El cristiano tiene una vocación que parece un ejercicio de equilibrismo: estar en el mundo sin ser del mundo. El periodista católico lo tiene aún más difícil, porque tiene que informar de la actualidad de continuo sin dejarse arrastrar por ella, sin transmitir la sensación de que eso es lo ‘verdaderamente real’, olvidando la necesidad de vivir desde una perspectiva de eternidad.
Mañana empieza la Cuaresma, coincidiendo con un momento de abrumadora presencia de lo ‘actual’, con la crisis mundial desencadenada por la invasión rusa de Ucrania cuando apenas estamos saliendo de los terrores (inducidos en buena medida) de la pandemia de coronavirus.

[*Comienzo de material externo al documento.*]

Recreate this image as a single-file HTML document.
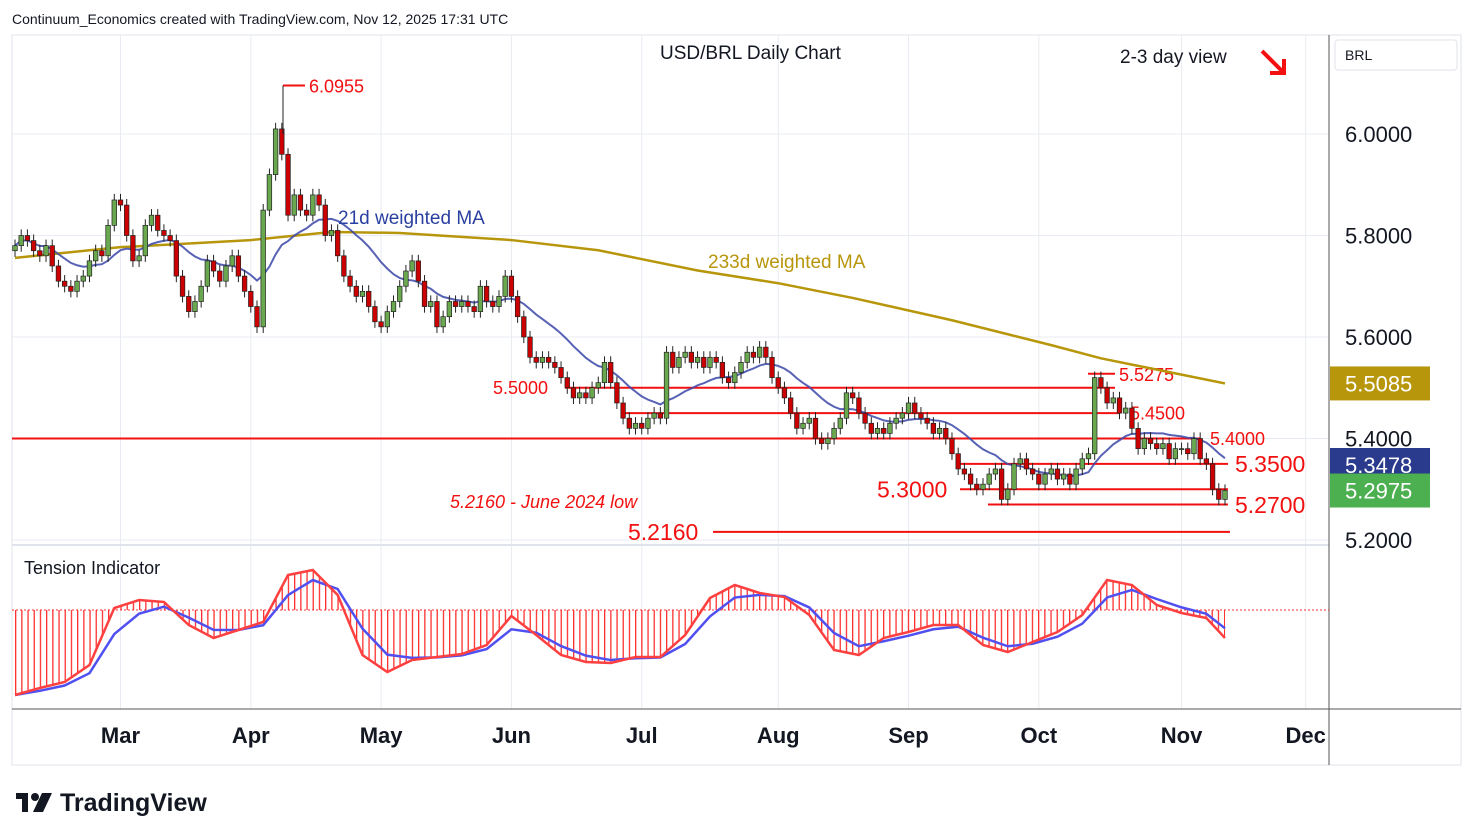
<!DOCTYPE html>
<html><head><meta charset="utf-8"><style>
html,body{margin:0;padding:0;background:#fff;width:1474px;height:840px;overflow:hidden;font-family:"Liberation Sans",sans-serif}
svg{position:absolute;left:0;top:0}
</style></head><body>
<svg id="chart" width="1474" height="840" viewBox="0 0 1474 840" xmlns="http://www.w3.org/2000/svg">
<defs>
<pattern id="hatch" patternUnits="userSpaceOnUse" width="6.2" height="10" x="15">
<rect x="0" y="0" width="1.3" height="10" fill="#ff3030"/>
</pattern>
</defs>
<rect x="12" y="35" width="1449" height="730" fill="#fff" stroke="#e0e3eb"/>
<text x="12" y="24" font-size="14" fill="#131722">Continuum_Economics created with TradingView.com, Nov 12, 2025 17:31 UTC</text>
<g id="grid"></g>
<line x1="12" y1="545" x2="1329" y2="545" stroke="#e0e3eb" stroke-width="2"/>
<line x1="12" y1="709" x2="1461" y2="709" stroke="#555" stroke-width="1"/>
<line x1="1329" y1="35" x2="1329" y2="765" stroke="#555" stroke-width="1"/>
<g id="tension"></g>
<g id="levels"></g>
<g id="mas"></g>
<g id="candles"></g>
<g id="axes"></g>
<text x="660" y="59" font-size="19" fill="#131722">USD/BRL Daily Chart</text>
<text x="1120" y="63" font-size="19" fill="#131722">2-3 day view</text>
<g stroke="#f21010" stroke-width="4" fill="none"><line x1="1262" y1="51" x2="1284" y2="73"/><polyline points="1270,73 1284,73 1284,59"/></g>
<text x="24" y="574" font-size="18" fill="#131722">Tension Indicator</text>
<text x="338" y="224" font-size="19" fill="#2a3f9f">21d weighted MA</text>
<text x="708" y="268" font-size="19" fill="#b8960c">233d weighted MA</text>
<text x="450" y="508" font-size="18" font-style="italic" fill="#f21010">5.2160 - June 2024 low</text>
<rect x="1335" y="40" width="122" height="30" rx="3" fill="#fff" stroke="#e0e3eb"/>
<text x="1345" y="60" font-size="14" fill="#131722">BRL</text>
<g>
<rect x="16" y="793" width="12" height="6" fill="#131722"/><rect x="22" y="793" width="6" height="19" fill="#131722"/>
<circle cx="35" cy="797" r="4" fill="#131722"/><polygon points="42,793 52,793 43,812 33,812" fill="#131722"/>
<text x="60" y="811" font-size="25" font-weight="bold" fill="#131722">TradingView</text>
</g>
</svg>
<script>
const closes = [
5.78,5.80,5.79,5.77,5.76,5.78,5.74,5.71,5.70,5.69,5.71,5.72,5.75,5.77,5.76,5.82,5.87,
5.86,5.80,5.75,5.76,5.82,5.84,5.81,5.80,5.79,5.72,5.68,5.65,5.67,5.70,5.75,5.73,5.71,5.74,5.76,5.72,5.69,
5.66,5.62,5.85,5.92,6.01,5.96,5.84,5.88,5.85,5.84,5.88,5.86,5.80,5.81,5.76,5.72,5.70,5.68,5.69,5.66,5.63,
5.62,5.65,5.67,5.70,5.73,5.75,5.71,5.66,5.67,5.62,5.64,5.67,5.66,5.67,5.66,5.65,5.70,5.67,5.66,5.68,5.72,
5.68,5.64,5.60,5.56,5.55,5.56,5.55,5.54,5.52,5.50,5.48,5.49,5.48,5.50,5.51,5.55,5.51,5.47,5.44,5.42,5.43,
5.42,5.44,5.45,5.44,5.57,5.54,5.56,5.57,5.55,5.56,5.54,5.56,5.55,5.52,5.51,5.53,5.55,5.57,5.56,5.58,5.56,5.52,
5.50,5.48,5.45,5.42,5.43,5.44,5.40,5.39,5.40,5.42,5.44,5.49,5.48,5.45,5.43,5.41,5.42,5.41,5.43,5.44,5.45,
5.47,5.45,5.44,5.43,5.41,5.42,5.40,5.37,5.34,5.33,5.31,5.30,5.31,5.33,5.34,5.28,5.30,5.35,5.36,5.34,5.33,
5.31,5.33,5.34,5.32,5.33,5.31,5.34,5.36,5.37,5.52,5.50,5.47,5.48,5.45,5.46,5.42,5.38,5.40,5.39,5.38,5.39,5.36,5.38,
5.38,5.37,5.40,5.36,5.35,5.30,5.28,5.2975];
const firstOpen = 5.77;
const ma233Idx = [0,17,38,51,62,80,94,110,123,135,151,167,175,195];
const ma233Val = [5.756,5.777,5.791,5.807,5.805,5.791,5.771,5.731,5.706,5.677,5.633,5.584,5.558,5.5085];
const tensionStep = 4;
const tension = [-85,-78,-72,-55,2,10,8,-15,-28,-20,-12,35,40,15,-45,-62,-50,-47,-44,-35,-6,-25,-45,-52,-53,-47,-47,-25,12,25,17,13,-5,-40,-45,-28,-22,-15,-15,-35,-42,-32,-22,-5,30,25,5,-3,-8,-28];
const priceTicks = [6.0,5.8,5.6,5.4,5.2];
const monthLabels = ["Mar","Apr","May","Jun","Jul","Aug","Sep","Oct","Nov","Dec"];
const monthIdx = [17,38,59,80,101,123,144,165,188,208];
const levelVals = [5.5,5.45,5.4,5.35,5.3,5.27,5.216];
const levelText = ["5.5000","5.4500","5.4000","5.3500","5.3000","5.2700","5.2160"];

const NS="http://www.w3.org/2000/svg";
const n=closes.length, dx=1210/(n-1);
const X=i=>15+i*dx;
const Y=p=>134+(6-p)*507.5;
const TY=v=>610-v;
function mk(tag,attrs,parent){const e=document.createElementNS(NS,tag);for(const k in attrs)e.setAttribute(k,attrs[k]);parent.appendChild(e);return e;}
const grid=document.getElementById('grid');
priceTicks.forEach(p=>{const l=mk('line',{x1:12,x2:1329,y1:Y(p),y2:Y(p),stroke:'#e8ebf1'},grid);

});
monthIdx.forEach(i=>{const l=mk('line',{x1:X(i),x2:X(i),y1:35,y2:709,stroke:'#e8ebf1'},grid);

});
const axes=document.getElementById('axes');
priceTicks.forEach(p=>{const t=mk('text',{x:1345,y:Y(p)+8,'font-size':22,fill:'#131722'},axes);t.textContent=p.toFixed(4);

});
monthLabels.forEach((m,k)=>{const t=mk('text',{x:X(monthIdx[k]),y:743,'font-size':22,'font-weight':'bold','text-anchor':'middle',fill:'#131722'},axes);t.textContent=m;

});

// tension
const tg=document.getElementById('tension');
const bl=mk('line',{x1:12,x2:1329,y1:610,y2:610,stroke:'#ff3030','stroke-dasharray':'2,2'},tg);


const tx=k=>X(Math.min(k*tensionStep,n-1));
let pts=tension.map((v,k)=>tx(k)+','+TY(v));
const area=mk('polygon',{points:tx(0)+',610 '+pts.join(' ')+' '+tx(tension.length-1)+',610',fill:'url(#hatch)'},tg);


const blue=[];tension.forEach((v,k)=>{blue.push(k===0?v:blue[k-1]+0.6*(v-blue[k-1]));});
const bp=mk('polyline',{points:blue.map((v,k)=>tx(k)+','+TY(v)).join(' '),fill:'none',stroke:'#5050f0','stroke-width':2.5},tg);


const rp=mk('polyline',{points:pts.join(' '),fill:'none',stroke:'#ff4040','stroke-width':2.5},tg);



// levels
const lv=document.getElementById('levels');
const levelSpan=[[565,1115],[622,1120],[12,1200],[960,1228],[960,1228],[988,1228],[713,1230]];
const levelLbl=[[493,'start',18],[1130,'start',18],[1210,'start',18],[1235,'start',23],[877,'start',23],[1235,'start',23],[628,'start',23]];
levelVals.forEach((p,k)=>{const y=Y(p);const l=mk('line',{x1:levelSpan[k][0],x2:levelSpan[k][1],y1:y,y2:y,stroke:'#f21010','stroke-width':2},lv);


const t=mk('text',{x:levelLbl[k][0],y:y+levelLbl[k][2]*0.36,'font-size':levelLbl[k][2],fill:'#f21010'},lv);t.textContent=levelText[k];

});
[[5.5275,1088,1115,'5.5275'],[6.0955,283,305,'6.0955']].forEach(a=>{const y=Y(a[0]);const l=mk('line',{x1:a[1],x2:a[2],y1:y,y2:y,stroke:'#f21010','stroke-width':2},lv);


const t=mk('text',{x:a[2]+4,y:y+7,'font-size':18,fill:'#f21010'},lv);t.textContent=a[3];

});

// MAs
const mg=document.getElementById('mas');
const m233=mk('polyline',{points:ma233Idx.map((i,k)=>X(i)+','+Y(ma233Val[k])).join(' '),fill:'none',stroke:'#b8960c','stroke-width':2.5},mg);


const w21=closes.map((c,i)=>{let s=0,w=0;for(let k=0;k<21&&i-k>=0;k++){s+=closes[i-k]*(21-k);w+=21-k;}return s/w;});
const m21=mk('polyline',{points:w21.map((v,i)=>X(i)+','+Y(v)).join(' '),fill:'none',stroke:'#3b46a8','stroke-width':2,'stroke-opacity':0.85},mg);



// candles
const cg=document.getElementById('candles');
closes.forEach((c,i)=>{const o=i?closes[i-1]:firstOpen;const hi=Math.max(o,c)+0.012,lo=Math.min(o,c)-0.012;
const x=X(i);
const w=mk('line',{x1:x,x2:x,y1:Y(hi),y2:Y(lo),stroke:'#222','stroke-width':1},cg);


const top=Y(Math.max(o,c)),h=Math.max(1,Math.abs(Y(o)-Y(c)));
const b=mk('rect',{x:x-2.3,y:top,width:4.6,height:h,fill:c>=o?'#6aa84f':'#cc0000',stroke:'#222','stroke-width':0.7},cg);

});
// 6.0955 spike wick
const sp=mk('line',{x1:283,x2:283,y1:Y(6.0955),y2:Y(6.0),stroke:'#222'},cg);



// badges
[[5.5085,'#b8960c'],[5.3478,'#2a3a8c'],[5.2975,'#4caf50']].forEach(a=>{const y=Y(a[0]);
const r=mk('rect',{x:1330,y:y-17,width:100,height:34,fill:a[1]},axes);


const t=mk('text',{x:1345,y:y+8,'font-size':22,fill:'#fff'},axes);t.textContent=a[0].toFixed(4);

});
</script>
</body></html>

En una sociedad, por lo demás, sobreinformada, abrumada por incesantes mensajes, es especialmente difícil introducirnos en el mensaje de la Cuaresma, pero también especialmente necesario.
La Cuaresma está, entre otras cosas, para animarnos a dar un paso atrás y contemplar lo que pasa desde la perspectiva de la eternidad, es decir, como algo que efectivamente ‘pasa’, en el sentido de llegar e irse.
Lo que contemplamos en Cuaresma es la última realidad, lo que no pasa. No para desvincularnos de lo que sucede a nuestro alrededor, en absoluto, sino para encuadrarlo en esta realidad última. Vivimos inmersos en la catarata de sucesos que es el mundo, como espectadores que contemplaran un cuadro impresionista tan de cerca que solo vieran manchas sin ningún sentido. La Cuaresma nos llama a escapar por un tiempo de ese calidoscopio cambiante y pasajero y contemplar las verdades últimas, las esenciales, las que no cambian, las que constituyen nuestro destino y la razón de todo lo demás; para recordar, en medio del tráfago de las crisis y las alarmas, de la apremiante y alarmante actualidad, que Cristo es el Señor de la Historia.